Washington Post : Fresh Reports, Imagery Contradict Sri Lanka on Civilian No-Fire Zone.

 That evidence contradicts government assertions that areas of heavy civilian populations were no-fire zones that were deliberately spared during the final weeks of military assault that ended this island nation’s quarter-century of civil war.

“We see a lot of images of destroyed structures and what look like circular shell craters and also, frankly, very large holes in the ground. If it was a shell, it must be a very large one to make 24-feet-wide craters,” said Lars Bromley, director of the American Association for the Advancement of Science’s Geospatial Technologies and Human Rights project, which was asked by human rights groups to study the satellite images…

Concern is also growing for the hundreds of thousands of displaced people still living in temporary camps. There has been little independent scrutiny of conditions in the camps, and journalists have been allowed only a handful of heavily supervised visits.
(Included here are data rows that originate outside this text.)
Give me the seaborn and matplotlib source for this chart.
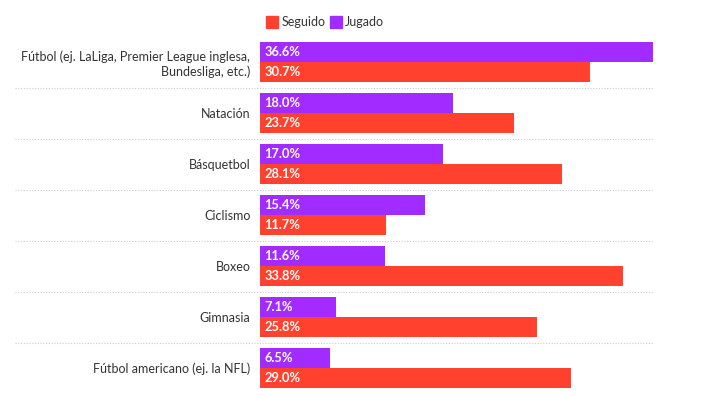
import pandas as pd
import matplotlib.pyplot as plt
import seaborn as sns
from matplotlib.patches import Patch

# data
deportes = ['Fútbol (ej. LaLiga, Premier League inglesa,\nBundesliga, etc.)',
            'Natación', 'Básquetbol', 'Ciclismo', 'Boxeo', 'Gimnasia',
            'Fútbol americano (ej. la NFL)']
jugado = [36.6, 18.0, 17.0, 15.4, 11.6, 7.1, 6.5]
seguido = [30.7, 23.7, 28.1, 11.7, 33.8, 25.8, 29.0]

df = pd.DataFrame({
    'deporte': deportes * 2,
    'valor': jugado + seguido,
    'tipo': ['Jugado'] * len(deportes) + ['Seguido'] * len(deportes),
})

colores = {'Seguido': '#FF412E', 'Jugado': '#A22BFF'}

sns.set_style('white')
plt.rcParams['font.family'] = ['Lato', 'DejaVu Sans']

fig = plt.figure(figsize=(7.28, 3.95), dpi=100)
ax = fig.add_axes([260 / 728, 1 - 393.5 / 395, 393 / 728, 357 / 395])

sns.barplot(data=df, y='deporte', x='valor', hue='tipo',
            hue_order=['Jugado', 'Seguido'], palette=colores, saturation=1,
            orient='h', width=0.784, gap=0, dodge=True, legend=False,
            linewidth=0, ax=ax)

ax.set_xlim(0, max(jugado + seguido))
ax.set_ylim(len(deportes) - 0.5, -0.5)

# value labels inside bars
for cont in ax.containers:
    for p in cont.patches:
        ax.text(0.4, p.get_y() + p.get_height() / 2, f'{p.get_width():.1f}%',
                color='white', fontsize=9.3, fontweight='bold',
                va='center', ha='left')

# dotted separators
xmax = ax.get_xlim()[1]
for i in range(len(deportes) - 1):
    ax.plot([-245 / 393 * xmax, xmax], [i + 0.5, i + 0.5],
            color='#cccccc', lw=0.8, ls=(0, (1, 1.5)), clip_on=False)

ax.set_xlabel('')
ax.set_ylabel('')
ax.set_xticks([])
ax.tick_params(axis='y', length=0, pad=7, labelsize=9, labelcolor='#333333')
for lab in ax.get_yticklabels():
    lab.set_multialignment('right')
sns.despine(ax=ax, left=True, bottom=True)

handles = [Patch(color=colores['Seguido'], label='Seguido'),
           Patch(color=colores['Jugado'], label='Jugado')]
fig.legend(handles=handles, loc='upper left', bbox_to_anchor=(255 / 728, 1 - 5 / 395),
           ncol=2, frameon=False, handlelength=0.9, handleheight=1.1,
           handletextpad=0.3, columnspacing=0.4, fontsize=9,
           labelcolor='#333333')

fig.savefig('out.png', dpi=100)
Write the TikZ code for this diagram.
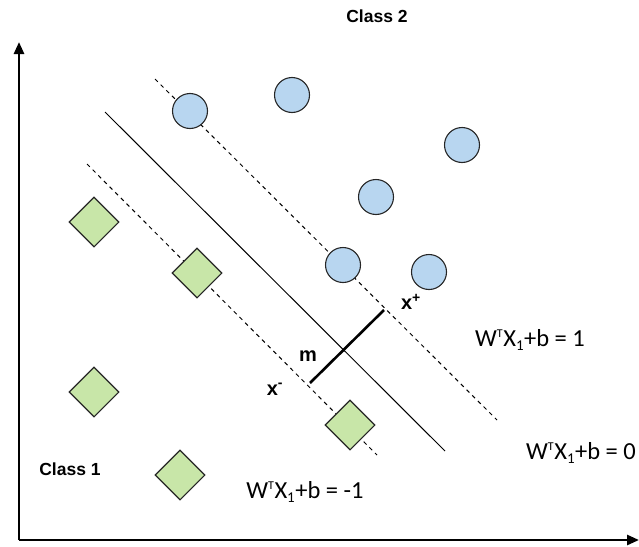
\documentclass[tikz,border=0pt]{standalone}
\usepackage{fontspec}
\setmainfont{Liberation Sans}
\newfontfamily\calib{Carlito}
\usetikzlibrary{shapes.geometric,arrows.meta}
\definecolor{cblue}{HTML}{B8D6F0}
\definecolor{cgreen}{HTML}{C8E6A8}
\tikzset{
  pt/.style={circle,draw=black!85,line width=1.1pt,fill=cblue,minimum size=35pt,inner sep=0pt},
  dm/.style={diamond,draw=black!85,line width=1.1pt,fill=cgreen,minimum size=50pt,inner sep=0pt},
  axis/.style={line width=2.6pt,-{Triangle[length=12pt,width=10pt]}},
  marg/.style={dashed,line width=1pt,dash pattern=on 4pt off 4pt},
  hyper/.style={line width=1pt},
  lbl/.style={font=\bfseries\fontsize{17.5}{20}\selectfont},
  sym/.style={font=\bfseries\fontsize{20}{22}\selectfont},
  eq/.style={font=\calib\fontsize{24.5}{26}\selectfont}
}
\newcommand{\wtx}{W\textsuperscript{\fontsize{12}{12}\selectfont T}X\textsubscript{\fontsize{15}{15}\selectfont 1}+b}
\begin{document}
\begin{tikzpicture}[x=1pt,y=-1pt]
\useasboundingbox (0,0) rectangle (639,546);
% axes
\coordinate (o) at (19,540);
\coordinate (ytop) at (19,42);
\coordinate (xend) at (639,540);
\draw[axis] (o) -- (ytop);
\draw[axis] (o) -- (xend);
% lines
\coordinate (s1) at (105,112); \coordinate (s2) at (445,451);
\coordinate (u1) at (155,79); \coordinate (u2) at (497,420);
\coordinate (l1) at (87,164); \coordinate (l2) at (377,455);
\draw[hyper] (s1) -- (s2);
\draw[marg] (u1) -- (u2);
\draw[marg] (l1) -- (l2);
% points
\node[pt] (c1) at (190,111) {};
\node[pt] (c2) at (292,95) {};
\node[pt] (c3) at (462,145) {};
\node[pt] (c4) at (376,197) {};
\node[pt] (c5) at (343,265) {};
\node[pt] (c6) at (429,272) {};
\node[dm] (d1) at (94,222) {};
\node[dm] (d2) at (197,273) {};
\node[dm] (d3) at (94,392) {};
\node[dm] (d4) at (350,425) {};
\node[dm] (d5) at (180,475) {};
% margin segment
\coordinate (xm) at (310,383);
\coordinate (xp) at (384,310);
\draw[line width=2.6pt] (xm) -- (xp);
% labels
\node[lbl] (cl2) at (377,16) {Class 2};
\node[lbl] (cl1) at (70,469) {Class 1};
\node[sym] (m) at (308,356) {m};
\node[sym] (xminus) at (275,389) {x\textsuperscript{-}};
\node[sym] (xplus) at (411,302) {x\textsuperscript{+}};
\node[eq] (e1) at (530,340) {\wtx{} = 1};
\node[eq] (e0) at (581,453) {\wtx{} = 0};
\node[eq] (em) at (305,492) {\wtx{} = -1};
\end{tikzpicture}
\end{document}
Behind the coils of barbed wire at the government-run Manik Farms camp, Kumarni and his students said they wish they had been born in another country. They made it here but lack even the most basic supplies, such as soap and water. Others say they lack food in the camps. They have shown journalists ration cards showing they were fed only two meals in four days. They miss their families. They suffer from nightmares.

Last weekend, government officials asked them to sing a welcome song for U.N. Secretary General Ban Ki-moon, who was visiting to press for better access to the war zone by humanitarian groups. Some stood weakly in the hot sun trying to sing. Others just stared at the ground.